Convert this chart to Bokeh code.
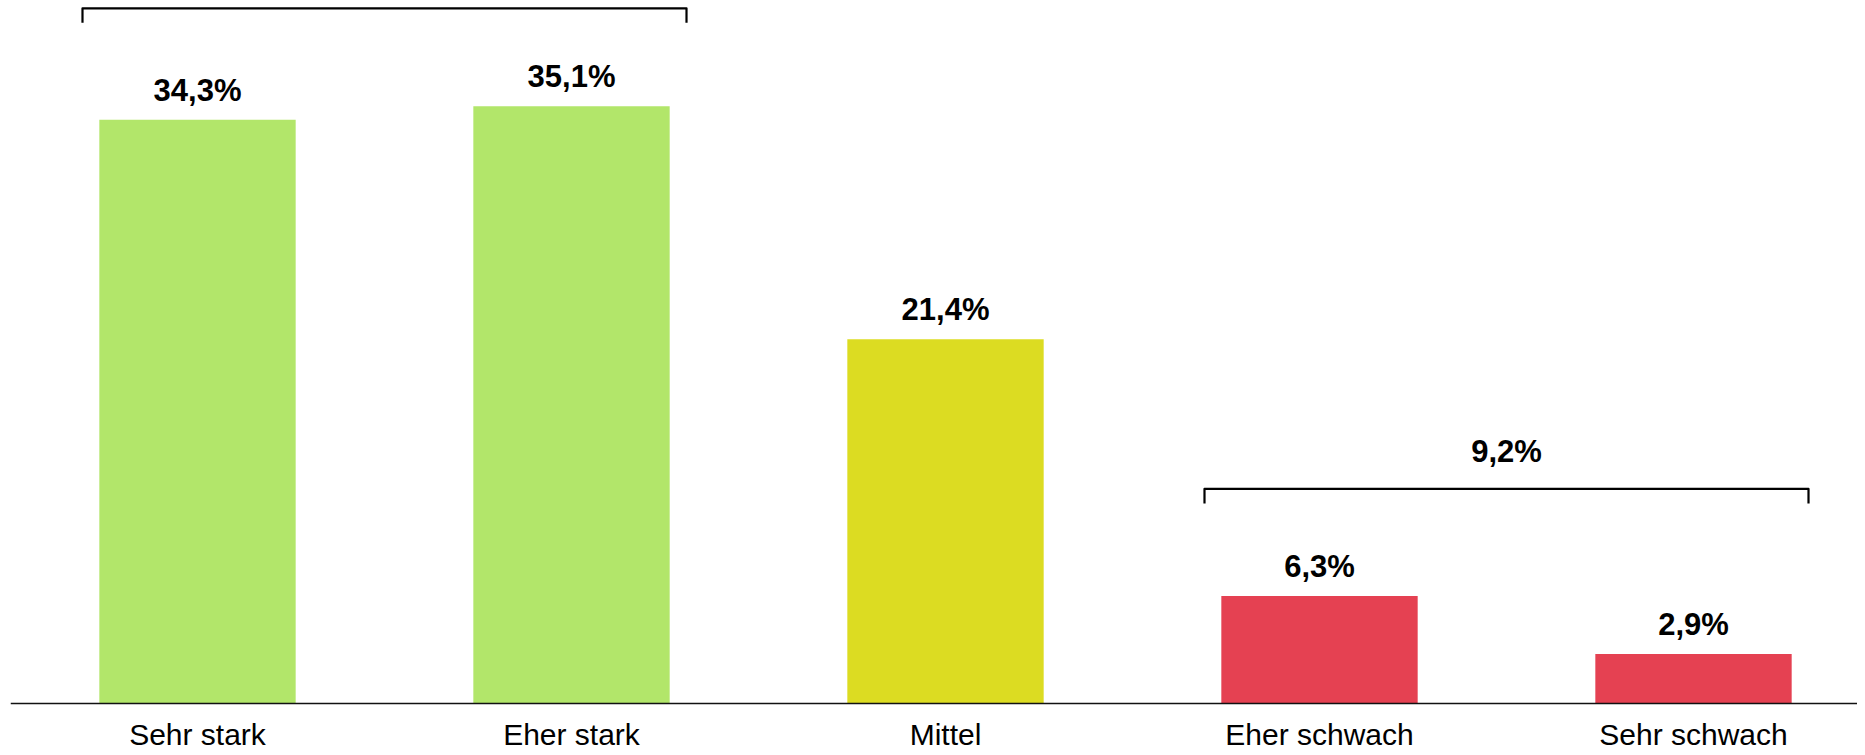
from bokeh.plotting import figure
from bokeh.models import Range1d, FixedTicker, ColumnDataSource
from bokeh.embed import file_html
from bokeh.resources import INLINE
from bokeh.core.properties import value

# ---- data ----
categories = ["Sehr stark", "Eher stark", "Mittel", "Eher schwach", "Sehr schwach"]
values = [34.3, 35.1, 21.4, 6.3, 2.9]
value_labels = ["34,3%", "35,1%", "21,4%", "6,3%", "2,9%"]
colors = ["#B2E66A", "#B2E66A", "#DCDC22", "#E54152", "#E54152"]
group_members = [[0, 1], [3, 4]]
group_labels = ["", "9,2%"]

# ---- style ----
FONT = "Liberation Sans"
BAR_W = 0.525
BR_PAD = 0.045
BR_OFFSET = [5.75, 6.3]
BR_TICK = 0.85
BR_LABEL_GAP = 2.2

xs = list(range(len(categories)))

p = figure(width=1857, height=755, output_backend="svg", toolbar_location=None,
           x_range=Range1d(-0.5, 4.4385), y_range=Range1d(-3.07, 41.31),
           min_border_left=10, min_border_right=0, min_border_top=0, min_border_bottom=0)
p.outline_line_color = None
p.grid.grid_line_color = None
p.yaxis.visible = False
p.background_fill_color = "white"

src = ColumnDataSource(dict(x=xs, top=values, color=colors, label=value_labels))
p.vbar(x="x", top="top", width=BAR_W, color="color", source=src, line_color=None)
p.text(x="x", y="top", text="label", source=src, text_align="center", text_baseline="bottom",
       y_offset=-12, text_font=value(FONT), text_font_style="bold", text_font_size="31px",
       text_color="black")

# brackets
bx, by, lx, ly, lt = [], [], [], [], []
for gi, members in enumerate(group_members):
    left = xs[members[0]] - BAR_W / 2 - BR_PAD
    right = xs[members[-1]] + BAR_W / 2 + BR_PAD
    top = max(values[m] for m in members) + BR_OFFSET[gi]
    bx.append([left, left, right, right])
    by.append([top - BR_TICK, top, top, top - BR_TICK])
    if group_labels[gi]:
        lx.append((left + right) / 2)
        ly.append(top + BR_LABEL_GAP)
        lt.append(group_labels[gi])
p.multi_line(xs=bx, ys=by, line_color="black", line_width=2.2, line_join="round")
p.text(x=lx, y=ly, text=lt, text_align="center", text_baseline="middle",
       text_font=value(FONT), text_font_style="bold", text_font_size="31px", text_color="black")

# category labels just below the baseline
p.text(x=xs, y=[0] * len(xs), text=categories, text_align="center", text_baseline="top",
       y_offset=15, text_font=value(FONT), text_font_size="30px", text_color="black")

ax = p.xaxis[0]
ax.fixed_location = 0
ax.ticker = FixedTicker(ticks=xs)
ax.major_label_text_font_size = "0px"
ax.major_label_text_alpha = 0
ax.major_tick_line_color = None
ax.minor_tick_line_color = None
ax.axis_line_color = "#111111"
ax.axis_line_width = 1.3

open("out.html", "w").write(file_html(p, INLINE))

- _Given exercise_
Repeat the material exactly as it reads, without any of its pictures.

- _Task result_
Convert this chart to Bokeh code.
from bokeh.plotting import figure
from bokeh.models import Range1d, FixedTicker, ColumnDataSource
from bokeh.embed import file_html
from bokeh.resources import INLINE
from bokeh.core.properties import value

# ---- data ----
categories = ["Sehr stark", "Eher stark", "Mittel", "Eher schwach", "Sehr schwach"]
values = [34.3, 35.1, 21.4, 6.3, 2.9]
value_labels = ["34,3%", "35,1%", "21,4%", "6,3%", "2,9%"]
colors = ["#B2E66A", "#B2E66A", "#DCDC22", "#E54152", "#E54152"]
group_members = [[0, 1], [3, 4]]
group_labels = ["", "9,2%"]

# ---- style ----
FONT = "Liberation Sans"
BAR_W = 0.525
BR_PAD = 0.045
BR_OFFSET = [5.75, 6.3]
BR_TICK = 0.85
BR_LABEL_GAP = 2.2

xs = list(range(len(categories)))

p = figure(width=1857, height=755, output_backend="svg", toolbar_location=None,
           x_range=Range1d(-0.5, 4.4385), y_range=Range1d(-3.07, 41.31),
           min_border_left=10, min_border_right=0, min_border_top=0, min_border_bottom=0)
p.outline_line_color = None
p.grid.grid_line_color = None
p.yaxis.visible = False
p.background_fill_color = "white"

src = ColumnDataSource(dict(x=xs, top=values, color=colors, label=value_labels))
p.vbar(x="x", top="top", width=BAR_W, color="color", source=src, line_color=None)
p.text(x="x", y="top", text="label", source=src, text_align="center", text_baseline="bottom",
       y_offset=-12, text_font=value(FONT), text_font_style="bold", text_font_size="31px",
       text_color="black")

# brackets
bx, by, lx, ly, lt = [], [], [], [], []
for gi, members in enumerate(group_members):
    left = xs[members[0]] - BAR_W / 2 - BR_PAD
    right = xs[members[-1]] + BAR_W / 2 + BR_PAD
    top = max(values[m] for m in members) + BR_OFFSET[gi]
    bx.append([left, left, right, right])
    by.append([top - BR_TICK, top, top, top - BR_TICK])
    if group_labels[gi]:
        lx.append((left + right) / 2)
        ly.append(top + BR_LABEL_GAP)
        lt.append(group_labels[gi])
p.multi_line(xs=bx, ys=by, line_color="black", line_width=2.2, line_join="round")
p.text(x=lx, y=ly, text=lt, text_align="center", text_baseline="middle",
       text_font=value(FONT), text_font_style="bold", text_font_size="31px", text_color="black")

# category labels just below the baseline
p.text(x=xs, y=[0] * len(xs), text=categories, text_align="center", text_baseline="top",
       y_offset=15, text_font=value(FONT), text_font_size="30px", text_color="black")

ax = p.xaxis[0]
ax.fixed_location = 0
ax.ticker = FixedTicker(ticks=xs)
ax.major_label_text_font_size = "0px"
ax.major_label_text_alpha = 0
ax.major_tick_line_color = None
ax.minor_tick_line_color = None
ax.axis_line_color = "#111111"
ax.axis_line_width = 1.3

open("out.html", "w").write(file_html(p, INLINE))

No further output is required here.